Code that draws figures:

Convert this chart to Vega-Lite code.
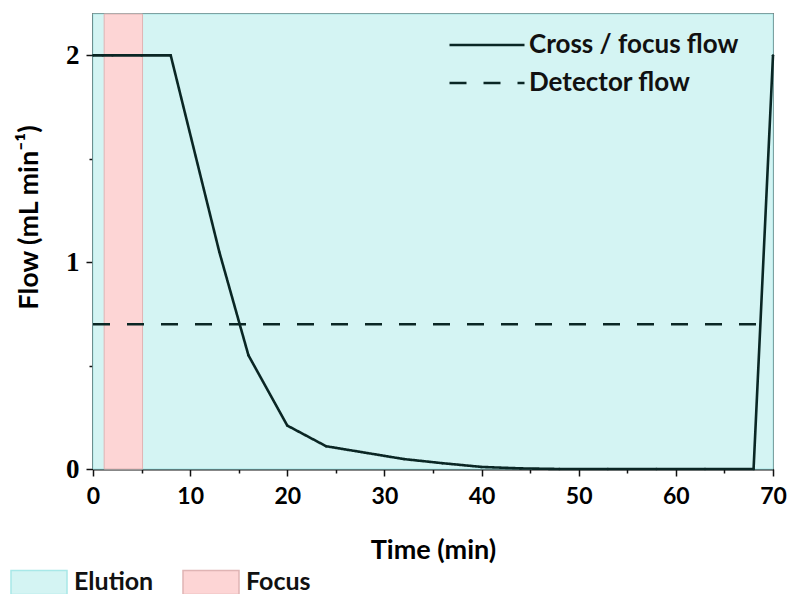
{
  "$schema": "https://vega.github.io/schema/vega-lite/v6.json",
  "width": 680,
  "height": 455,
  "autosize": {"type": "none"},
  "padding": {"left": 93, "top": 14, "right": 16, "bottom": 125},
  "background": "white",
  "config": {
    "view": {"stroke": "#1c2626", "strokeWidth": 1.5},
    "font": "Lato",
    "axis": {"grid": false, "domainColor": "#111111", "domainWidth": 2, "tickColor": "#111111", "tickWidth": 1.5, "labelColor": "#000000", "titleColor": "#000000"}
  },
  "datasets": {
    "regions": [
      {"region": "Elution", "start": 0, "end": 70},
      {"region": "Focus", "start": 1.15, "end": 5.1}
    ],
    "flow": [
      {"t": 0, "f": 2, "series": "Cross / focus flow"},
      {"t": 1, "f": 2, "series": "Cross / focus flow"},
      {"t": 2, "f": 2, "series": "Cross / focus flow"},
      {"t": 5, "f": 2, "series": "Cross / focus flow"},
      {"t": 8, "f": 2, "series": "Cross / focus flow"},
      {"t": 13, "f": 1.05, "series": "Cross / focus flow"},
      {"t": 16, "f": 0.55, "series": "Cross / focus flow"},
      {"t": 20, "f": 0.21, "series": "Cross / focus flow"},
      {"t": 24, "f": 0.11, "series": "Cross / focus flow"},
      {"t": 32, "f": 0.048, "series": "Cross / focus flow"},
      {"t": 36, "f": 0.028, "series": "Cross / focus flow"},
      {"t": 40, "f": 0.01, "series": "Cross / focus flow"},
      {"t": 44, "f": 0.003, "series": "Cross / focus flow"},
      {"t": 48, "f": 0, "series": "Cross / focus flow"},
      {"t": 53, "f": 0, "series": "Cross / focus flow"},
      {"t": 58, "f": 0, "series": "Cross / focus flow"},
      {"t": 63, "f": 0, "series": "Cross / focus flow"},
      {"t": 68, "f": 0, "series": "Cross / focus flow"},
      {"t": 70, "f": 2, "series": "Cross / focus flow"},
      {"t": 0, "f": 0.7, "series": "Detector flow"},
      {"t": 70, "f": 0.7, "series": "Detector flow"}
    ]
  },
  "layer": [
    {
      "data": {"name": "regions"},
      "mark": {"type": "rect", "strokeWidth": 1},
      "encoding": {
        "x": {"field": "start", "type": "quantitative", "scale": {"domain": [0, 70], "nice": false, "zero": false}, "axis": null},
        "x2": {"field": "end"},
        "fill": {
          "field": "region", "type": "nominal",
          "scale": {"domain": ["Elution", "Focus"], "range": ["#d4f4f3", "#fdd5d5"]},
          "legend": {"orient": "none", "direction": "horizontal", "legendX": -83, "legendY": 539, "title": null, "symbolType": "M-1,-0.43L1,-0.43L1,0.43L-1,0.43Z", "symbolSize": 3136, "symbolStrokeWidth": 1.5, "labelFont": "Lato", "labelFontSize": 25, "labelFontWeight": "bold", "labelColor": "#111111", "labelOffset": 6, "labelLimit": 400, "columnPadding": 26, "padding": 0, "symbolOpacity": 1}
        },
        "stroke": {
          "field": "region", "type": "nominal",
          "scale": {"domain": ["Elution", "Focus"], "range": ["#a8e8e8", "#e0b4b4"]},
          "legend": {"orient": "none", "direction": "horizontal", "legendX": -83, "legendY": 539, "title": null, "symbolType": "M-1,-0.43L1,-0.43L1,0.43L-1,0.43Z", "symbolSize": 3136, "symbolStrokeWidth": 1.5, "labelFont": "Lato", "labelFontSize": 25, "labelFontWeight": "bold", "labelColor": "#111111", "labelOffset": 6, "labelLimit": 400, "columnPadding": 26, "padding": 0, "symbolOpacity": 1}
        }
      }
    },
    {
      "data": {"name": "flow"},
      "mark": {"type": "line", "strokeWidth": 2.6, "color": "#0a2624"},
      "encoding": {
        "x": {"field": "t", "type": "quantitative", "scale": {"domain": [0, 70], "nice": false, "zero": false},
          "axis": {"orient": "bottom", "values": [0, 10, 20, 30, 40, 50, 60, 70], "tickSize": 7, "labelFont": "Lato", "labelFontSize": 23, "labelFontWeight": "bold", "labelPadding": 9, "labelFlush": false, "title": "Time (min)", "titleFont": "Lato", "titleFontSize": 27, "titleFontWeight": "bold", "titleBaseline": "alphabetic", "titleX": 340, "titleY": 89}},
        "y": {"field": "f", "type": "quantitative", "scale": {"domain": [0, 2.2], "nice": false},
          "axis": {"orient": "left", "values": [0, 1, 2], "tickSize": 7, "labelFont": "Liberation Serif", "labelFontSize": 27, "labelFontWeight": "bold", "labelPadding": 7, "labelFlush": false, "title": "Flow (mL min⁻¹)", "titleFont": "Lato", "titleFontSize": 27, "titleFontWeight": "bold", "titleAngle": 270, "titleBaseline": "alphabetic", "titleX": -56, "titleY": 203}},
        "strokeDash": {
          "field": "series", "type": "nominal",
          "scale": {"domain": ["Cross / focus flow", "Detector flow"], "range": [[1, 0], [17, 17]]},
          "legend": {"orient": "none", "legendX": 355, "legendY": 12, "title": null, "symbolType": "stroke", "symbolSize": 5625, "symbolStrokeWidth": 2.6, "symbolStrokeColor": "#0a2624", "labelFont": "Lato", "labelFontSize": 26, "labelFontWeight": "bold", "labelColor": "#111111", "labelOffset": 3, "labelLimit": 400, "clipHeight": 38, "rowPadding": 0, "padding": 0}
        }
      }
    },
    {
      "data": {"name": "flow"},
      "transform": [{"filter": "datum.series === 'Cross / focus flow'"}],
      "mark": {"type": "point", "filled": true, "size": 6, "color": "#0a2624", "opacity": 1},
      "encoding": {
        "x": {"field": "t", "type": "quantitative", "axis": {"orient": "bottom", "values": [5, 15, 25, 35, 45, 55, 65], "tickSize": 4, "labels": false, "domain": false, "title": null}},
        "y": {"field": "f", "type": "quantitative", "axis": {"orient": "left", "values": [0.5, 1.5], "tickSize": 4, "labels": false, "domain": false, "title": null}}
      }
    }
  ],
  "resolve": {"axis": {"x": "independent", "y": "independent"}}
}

--

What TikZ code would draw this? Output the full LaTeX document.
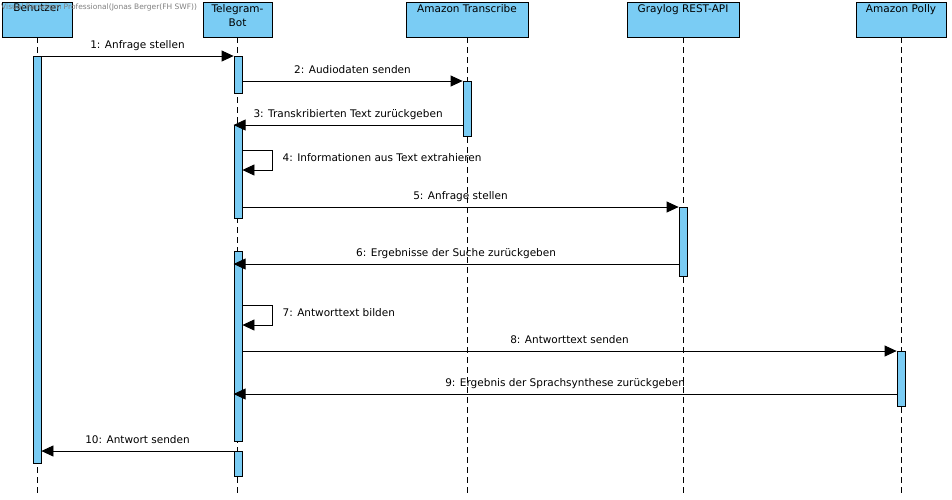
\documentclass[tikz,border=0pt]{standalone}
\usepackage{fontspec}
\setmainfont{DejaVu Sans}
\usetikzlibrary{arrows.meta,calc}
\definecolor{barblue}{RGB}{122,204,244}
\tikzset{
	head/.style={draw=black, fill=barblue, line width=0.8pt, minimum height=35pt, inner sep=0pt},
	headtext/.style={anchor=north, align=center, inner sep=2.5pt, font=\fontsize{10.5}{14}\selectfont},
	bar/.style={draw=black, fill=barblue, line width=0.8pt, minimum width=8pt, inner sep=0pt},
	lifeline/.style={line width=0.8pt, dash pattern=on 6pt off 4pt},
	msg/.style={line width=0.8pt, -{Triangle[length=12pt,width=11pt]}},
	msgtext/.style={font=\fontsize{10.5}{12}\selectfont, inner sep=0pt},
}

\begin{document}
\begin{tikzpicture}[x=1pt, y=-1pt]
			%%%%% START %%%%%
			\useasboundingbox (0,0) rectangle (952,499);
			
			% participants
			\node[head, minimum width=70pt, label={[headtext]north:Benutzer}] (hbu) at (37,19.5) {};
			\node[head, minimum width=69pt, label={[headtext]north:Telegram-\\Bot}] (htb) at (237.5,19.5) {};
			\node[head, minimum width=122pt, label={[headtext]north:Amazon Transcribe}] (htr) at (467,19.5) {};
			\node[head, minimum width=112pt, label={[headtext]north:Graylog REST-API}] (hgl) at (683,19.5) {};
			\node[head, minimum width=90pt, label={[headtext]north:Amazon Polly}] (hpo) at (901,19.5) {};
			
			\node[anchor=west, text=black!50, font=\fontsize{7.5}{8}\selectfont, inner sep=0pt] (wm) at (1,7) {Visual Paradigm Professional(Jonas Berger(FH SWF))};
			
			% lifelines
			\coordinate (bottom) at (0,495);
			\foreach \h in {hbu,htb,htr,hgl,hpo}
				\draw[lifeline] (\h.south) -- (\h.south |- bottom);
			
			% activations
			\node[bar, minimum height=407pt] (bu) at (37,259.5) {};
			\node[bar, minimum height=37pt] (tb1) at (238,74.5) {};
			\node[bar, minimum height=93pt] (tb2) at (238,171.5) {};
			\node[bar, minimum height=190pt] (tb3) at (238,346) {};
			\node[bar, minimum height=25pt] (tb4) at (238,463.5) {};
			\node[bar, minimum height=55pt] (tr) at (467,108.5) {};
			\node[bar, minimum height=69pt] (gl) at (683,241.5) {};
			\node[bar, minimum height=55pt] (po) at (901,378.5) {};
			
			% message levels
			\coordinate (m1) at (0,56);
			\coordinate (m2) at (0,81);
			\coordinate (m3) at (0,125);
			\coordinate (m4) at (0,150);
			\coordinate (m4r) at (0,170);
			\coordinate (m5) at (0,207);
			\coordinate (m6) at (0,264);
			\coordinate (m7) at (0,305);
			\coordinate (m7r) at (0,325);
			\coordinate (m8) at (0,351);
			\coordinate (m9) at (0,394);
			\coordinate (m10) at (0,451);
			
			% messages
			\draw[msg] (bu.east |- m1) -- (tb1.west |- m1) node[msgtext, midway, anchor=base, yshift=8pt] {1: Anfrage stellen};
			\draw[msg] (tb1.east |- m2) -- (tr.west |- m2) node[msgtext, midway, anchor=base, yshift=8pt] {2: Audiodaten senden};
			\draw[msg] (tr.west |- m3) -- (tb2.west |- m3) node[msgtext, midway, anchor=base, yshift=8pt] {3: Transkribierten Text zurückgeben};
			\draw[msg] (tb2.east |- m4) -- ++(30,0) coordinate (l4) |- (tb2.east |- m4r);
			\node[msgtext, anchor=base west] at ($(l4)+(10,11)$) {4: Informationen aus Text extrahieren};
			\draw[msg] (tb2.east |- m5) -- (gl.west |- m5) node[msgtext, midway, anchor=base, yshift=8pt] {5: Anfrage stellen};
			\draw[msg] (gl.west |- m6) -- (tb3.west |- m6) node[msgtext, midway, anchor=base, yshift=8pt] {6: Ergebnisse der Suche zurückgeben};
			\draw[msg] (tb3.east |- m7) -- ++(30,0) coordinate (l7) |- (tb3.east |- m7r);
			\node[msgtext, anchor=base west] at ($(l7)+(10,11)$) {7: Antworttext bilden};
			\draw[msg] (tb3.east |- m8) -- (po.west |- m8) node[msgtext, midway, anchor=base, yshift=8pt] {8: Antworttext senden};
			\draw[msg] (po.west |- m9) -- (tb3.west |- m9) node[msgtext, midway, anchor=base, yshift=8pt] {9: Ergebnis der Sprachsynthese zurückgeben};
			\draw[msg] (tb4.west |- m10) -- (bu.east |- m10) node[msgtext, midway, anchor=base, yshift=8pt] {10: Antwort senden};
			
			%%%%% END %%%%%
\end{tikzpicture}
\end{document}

## Exercise prompt
From the line containing "What TikZ code" through the line containing "(\h.south |- bottom);", copy every line above exactly, without pictures.

## Result for this task
What TikZ code would draw this? Output the full LaTeX document.
\documentclass[tikz,border=0pt]{standalone}
\usepackage{fontspec}
\setmainfont{DejaVu Sans}
\usetikzlibrary{arrows.meta,calc}
\definecolor{barblue}{RGB}{122,204,244}
\tikzset{
	head/.style={draw=black, fill=barblue, line width=0.8pt, minimum height=35pt, inner sep=0pt},
	headtext/.style={anchor=north, align=center, inner sep=2.5pt, font=\fontsize{10.5}{14}\selectfont},
	bar/.style={draw=black, fill=barblue, line width=0.8pt, minimum width=8pt, inner sep=0pt},
	lifeline/.style={line width=0.8pt, dash pattern=on 6pt off 4pt},
	msg/.style={line width=0.8pt, -{Triangle[length=12pt,width=11pt]}},
	msgtext/.style={font=\fontsize{10.5}{12}\selectfont, inner sep=0pt},
}

\begin{document}
\begin{tikzpicture}[x=1pt, y=-1pt]
			%%%%% START %%%%%
			\useasboundingbox (0,0) rectangle (952,499);
			
			% participants
			\node[head, minimum width=70pt, label={[headtext]north:Benutzer}] (hbu) at (37,19.5) {};
			\node[head, minimum width=69pt, label={[headtext]north:Telegram-\\Bot}] (htb) at (237.5,19.5) {};
			\node[head, minimum width=122pt, label={[headtext]north:Amazon Transcribe}] (htr) at (467,19.5) {};
			\node[head, minimum width=112pt, label={[headtext]north:Graylog REST-API}] (hgl) at (683,19.5) {};
			\node[head, minimum width=90pt, label={[headtext]north:Amazon Polly}] (hpo) at (901,19.5) {};
			
			\node[anchor=west, text=black!50, font=\fontsize{7.5}{8}\selectfont, inner sep=0pt] (wm) at (1,7) {Visual Paradigm Professional(Jonas Berger(FH SWF))};
			
			% lifelines
			\coordinate (bottom) at (0,495);
			\foreach \h in {hbu,htb,htr,hgl,hpo}
				\draw[lifeline] (\h.south) -- (\h.south |- bottom);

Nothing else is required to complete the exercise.